Line

Line{N<:Real, VN<:AbstractVector{N}} <: AbstractPolyhedron{N}

Type that represents a line in 2D of the form $a⋅x = b$ (i.e., a special case of a Hyperplane).

Fields

• a – normal direction (non-zero)
• b – constraint

Examples

The line $y = -x + 1$:

julia> Line([1., 1.], 1.)
Line{Float64,Array{Float64,1}}([1.0, 1.0], 1.0)

dim(L::Line)

Return the ambient dimension of a line.

Input

• L – line

Output

The ambient dimension of the line, which is 2.

σ(d::AbstractVector{N}, L::Line{N}) where {N<:Real}

Return the support vector of a line in a given direction.

Input

• d – direction
• L – line

Output

The support vector in the given direction, which is defined the same way as for the more general Hyperplane.

∈(x::AbstractVector{N}, L::Line{N}) where {N<:Real}

Check whether a given point is contained in a line.

Input

• x – point/vector
• L – line

Output

true iff x ∈ L.

Algorithm

The point $x$ belongs to the line if and only if $a⋅x = b$ holds.

an_element(L::Line{N}) where {N<:Real}

Return some element of a line.

Input

• L – line

Output

An element on the line.

Algorithm

If the $b$ value of the line is zero, the result is the origin. Otherwise the result is some $x = [x1, x2]$ such that $a·[x1, x2] = b$. We first find out in which dimension $a$ is nonzero, say, dimension 1, and then choose $x1 = 1$ and accordingly $x2 = \frac{b - a1}{a2}$.

rand(::Type{Line}; [N]::Type{<:Real}=Float64, [dim]::Int=2,
     [rng]::AbstractRNG=GLOBAL_RNG, [seed]::Union{Int, Nothing}=nothing)

Create a random line.

Input

• Line – type for dispatch
• N – (optional, default: Float64) numeric type
• dim – (optional, default: 2) dimension
• rng – (optional, default: GLOBAL_RNG) random number generator
• seed – (optional, default: nothing) seed for reseeding

Output

A random line.

Algorithm

All numbers are normally distributed with mean 0 and standard deviation 1. Additionally, the constraint a is nonzero.

isbounded(L::Line)

Determine whether a line is bounded.

Input

• L – line

Output

false.

isuniversal(L::Line{N}, [witness]::Bool=false) where {N<:Real}

Check whether a line is universal.

Input

• P – line
• witness – (optional, default: false) compute a witness if activated

Output

• If witness option is deactivated: false
• If witness option is activated: (false, v) where $v ∉ P$

Algorithm

Witness production falls back to isuniversal(::Hyperplane).

isempty(L::Line)

Return if a line is empty or not.

Input

• L – line

Output

false.

constrained_dimensions(L::Line{N}) where {N<:Real}

Return the indices in which a line is constrained.

Input

• L – line

Output

A vector of ascending indices i such that the line is constrained in dimension i.

Examples

A line with constraint $x1 = 0$ is constrained in dimension 1 only.

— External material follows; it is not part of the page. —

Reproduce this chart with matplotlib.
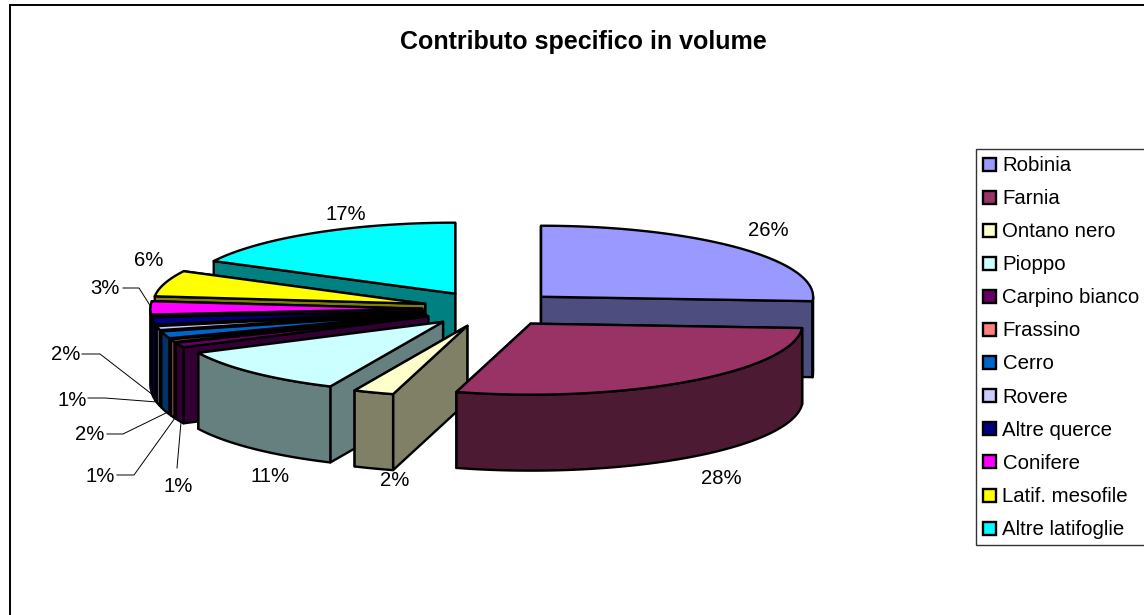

constraints_list(L::Line{N}) where {N<:Real}

Return the list of constraints of a line.

Input

• L – line

Output

A list containing two half-spaces.

translate(L::Line{N}, v::AbstractVector{N}; share::Bool=false
         ) where {N<:Real}

Translate (i.e., shift) a line by a given vector.

Input

• L – line
• v – translation vector
• share – (optional, default: false) flag for sharing unmodified parts of the original set representation

Output

A translated line.

Notes

The normal vector of the line (vector a in a⋅x = b) is shared with the original line if share == true.

Algorithm

A line $a⋅x = b$ is transformed to the line $a⋅x = b + a⋅v$. In other words, we add the dot product $a⋅v$ to $b$.